The first exhibition at the new National Centre for Photography in Ballarat will feature ‘sculptural interventions’ from Melbourne-based ‘interdisciplinary artist’ Robbie Rowlands, commissioned by the Ballarat International Foto Biennale.
Robbie Rowlands is best known for his sculptural work with old buildings prior to their demolition, through to utilitarian objects such as street poles. The connection with photography, as explained by the BIFB artistic director, Fiona Sweet, is that his sculptures are by their nature ephemeral, as most of the buildings and objects from which they are made are soon to be demolished or otherwise junked. Consequently, the photographic record is the means by which most people experience his work.
He has ‘a body of work that has explored sites such as a 1950’s bus depot, a 1900s wooden Baptist church in Dandenong, Australia, through to abandoned buildings in Detroit, USA,’ according to his biography.
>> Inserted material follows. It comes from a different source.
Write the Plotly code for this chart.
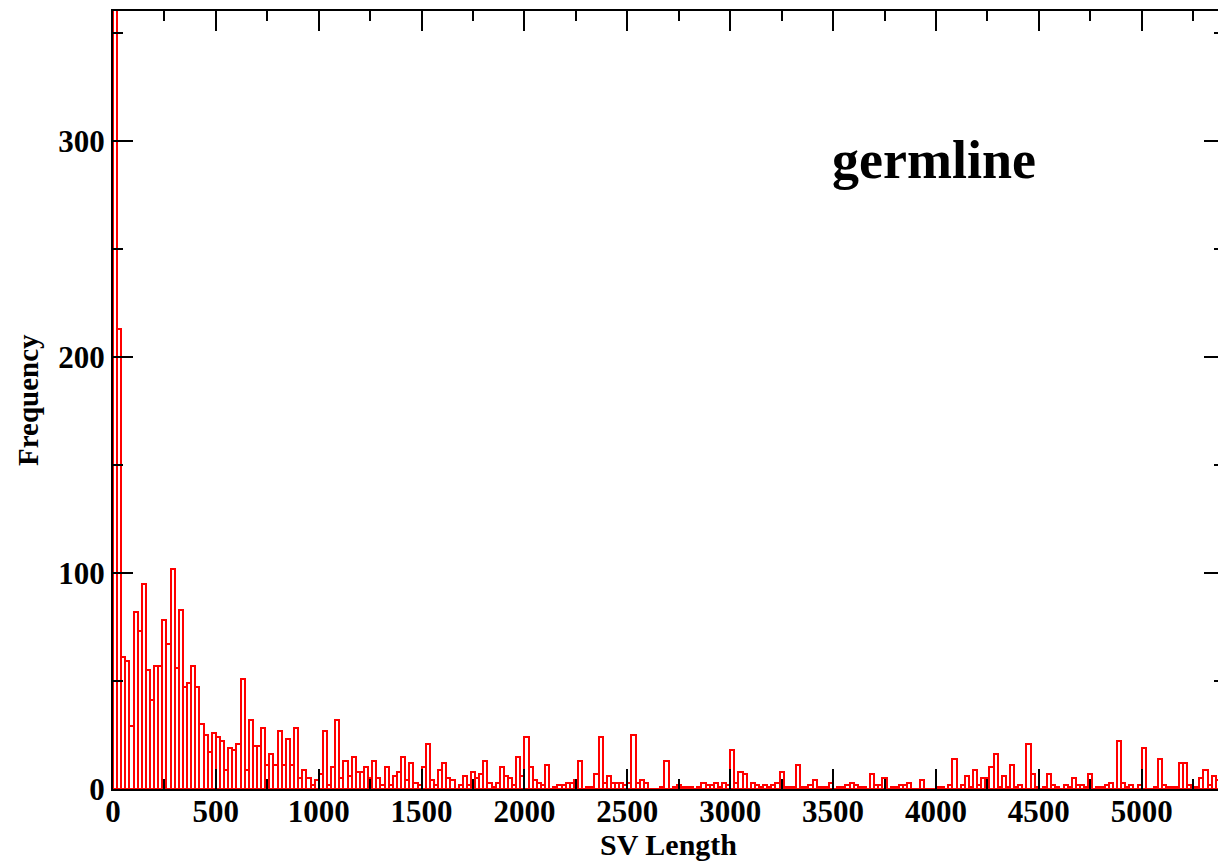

The BIFB commission, accompanied by a three-month artist-in-residency, is focussed on the renovation of the National Centre for Photography building, a ‘sculptural site intervention intricately woven from the building’s internal walls and remnant furnishings,’ the BIFB website explains.
‘Built in 1864 to the design of architect Leonard Terry, the historically significant former Union Bank will now transition into its new life as the National Centre For Photography, Australia’s only regional gallery dedicated exclusively to photography.’
Fiona Sweet confirmed the inaugural exhibition at the Centre for Photography would primarily feature objects rather than photographs, but that a full photographic record of the project would form part of the Biennale, which starts in August.
The exhibition will be open to the public from Feb 24 – March 10, from Wednesday to Sunday.
Following the Robbie Rowlands exhibition, the National Centre for Photography will feature an exhibition of photographs of plant and tree seeds by US photographer, Dornith Doherty. This will be co-sponsored by Climarte.org, ‘a broad alliance of arts organisations, practitioners, administrators, patrons and academics from across the spectrum of the arts sector’ focussed on issues around climate change.